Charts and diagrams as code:
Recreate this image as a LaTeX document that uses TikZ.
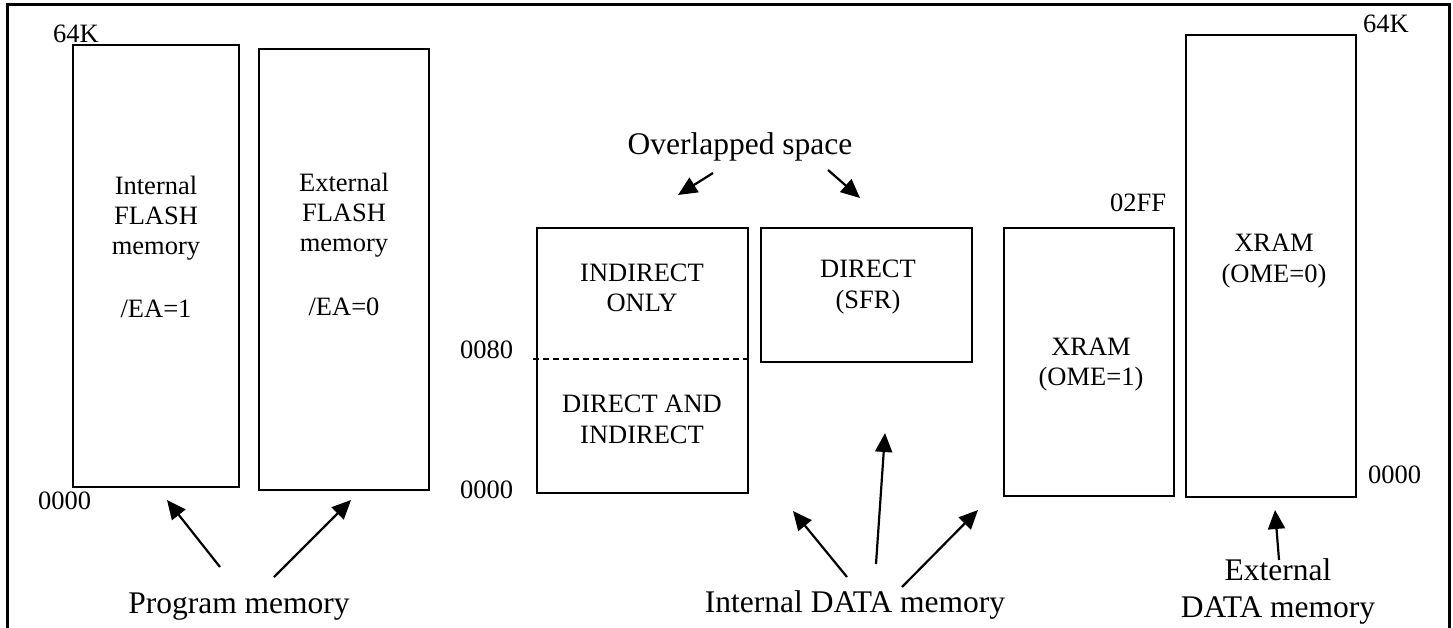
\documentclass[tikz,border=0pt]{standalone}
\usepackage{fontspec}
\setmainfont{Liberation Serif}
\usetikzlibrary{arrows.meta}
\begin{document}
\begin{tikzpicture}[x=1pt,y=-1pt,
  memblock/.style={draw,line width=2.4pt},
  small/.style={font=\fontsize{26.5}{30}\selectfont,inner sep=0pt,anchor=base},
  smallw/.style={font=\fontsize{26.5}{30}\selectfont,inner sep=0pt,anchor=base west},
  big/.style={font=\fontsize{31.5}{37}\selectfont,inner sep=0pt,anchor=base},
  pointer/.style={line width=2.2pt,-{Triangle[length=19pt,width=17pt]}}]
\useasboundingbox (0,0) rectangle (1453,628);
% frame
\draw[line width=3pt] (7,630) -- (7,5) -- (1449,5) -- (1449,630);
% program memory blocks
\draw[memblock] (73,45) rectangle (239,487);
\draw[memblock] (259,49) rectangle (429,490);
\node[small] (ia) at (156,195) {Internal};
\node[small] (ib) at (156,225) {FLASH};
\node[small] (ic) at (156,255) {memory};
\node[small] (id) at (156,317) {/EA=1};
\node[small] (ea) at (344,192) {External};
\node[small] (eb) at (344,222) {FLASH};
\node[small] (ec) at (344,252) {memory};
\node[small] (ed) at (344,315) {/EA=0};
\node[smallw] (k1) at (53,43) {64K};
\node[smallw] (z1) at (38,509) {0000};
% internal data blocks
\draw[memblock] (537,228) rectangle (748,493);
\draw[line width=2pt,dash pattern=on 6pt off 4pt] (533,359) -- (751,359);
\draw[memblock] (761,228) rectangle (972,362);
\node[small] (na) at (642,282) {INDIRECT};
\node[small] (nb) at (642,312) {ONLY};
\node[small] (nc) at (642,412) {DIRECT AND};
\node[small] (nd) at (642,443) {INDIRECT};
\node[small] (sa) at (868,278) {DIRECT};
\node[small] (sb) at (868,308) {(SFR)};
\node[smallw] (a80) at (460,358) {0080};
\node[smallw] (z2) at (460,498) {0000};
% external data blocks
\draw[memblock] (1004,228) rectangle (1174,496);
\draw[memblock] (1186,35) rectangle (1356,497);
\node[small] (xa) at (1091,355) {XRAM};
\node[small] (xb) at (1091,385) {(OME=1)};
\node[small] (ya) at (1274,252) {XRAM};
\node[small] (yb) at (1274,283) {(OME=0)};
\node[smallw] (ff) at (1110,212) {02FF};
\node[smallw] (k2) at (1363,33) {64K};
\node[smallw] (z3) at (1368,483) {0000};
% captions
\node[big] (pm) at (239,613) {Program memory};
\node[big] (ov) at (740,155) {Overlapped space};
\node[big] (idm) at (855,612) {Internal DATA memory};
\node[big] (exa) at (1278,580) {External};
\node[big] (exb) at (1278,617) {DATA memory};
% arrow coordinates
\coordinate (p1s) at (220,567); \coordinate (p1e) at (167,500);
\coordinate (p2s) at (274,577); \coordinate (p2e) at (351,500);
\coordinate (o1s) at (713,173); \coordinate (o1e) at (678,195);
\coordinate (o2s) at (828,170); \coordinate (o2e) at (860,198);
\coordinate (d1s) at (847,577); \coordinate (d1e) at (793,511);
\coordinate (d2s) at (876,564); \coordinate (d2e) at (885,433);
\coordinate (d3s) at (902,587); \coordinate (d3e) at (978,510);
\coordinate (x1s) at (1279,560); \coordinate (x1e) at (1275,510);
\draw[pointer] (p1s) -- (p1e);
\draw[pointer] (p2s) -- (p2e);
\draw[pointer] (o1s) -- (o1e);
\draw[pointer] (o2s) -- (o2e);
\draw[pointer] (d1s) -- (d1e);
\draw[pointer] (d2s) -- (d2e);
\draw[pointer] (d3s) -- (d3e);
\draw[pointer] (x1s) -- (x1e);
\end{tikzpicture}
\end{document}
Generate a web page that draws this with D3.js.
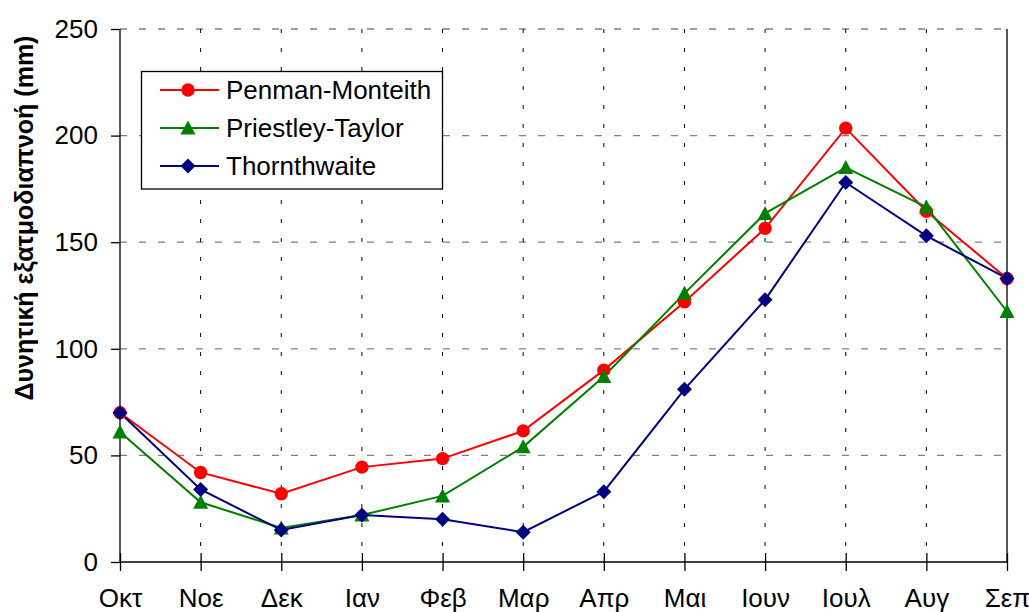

Task statement | Pick out and copy the lines of the material that include the word "this".

Reply to the task |
Recreate this image as a LaTeX document that uses TikZ.
Generate a web page that draws this with D3.js.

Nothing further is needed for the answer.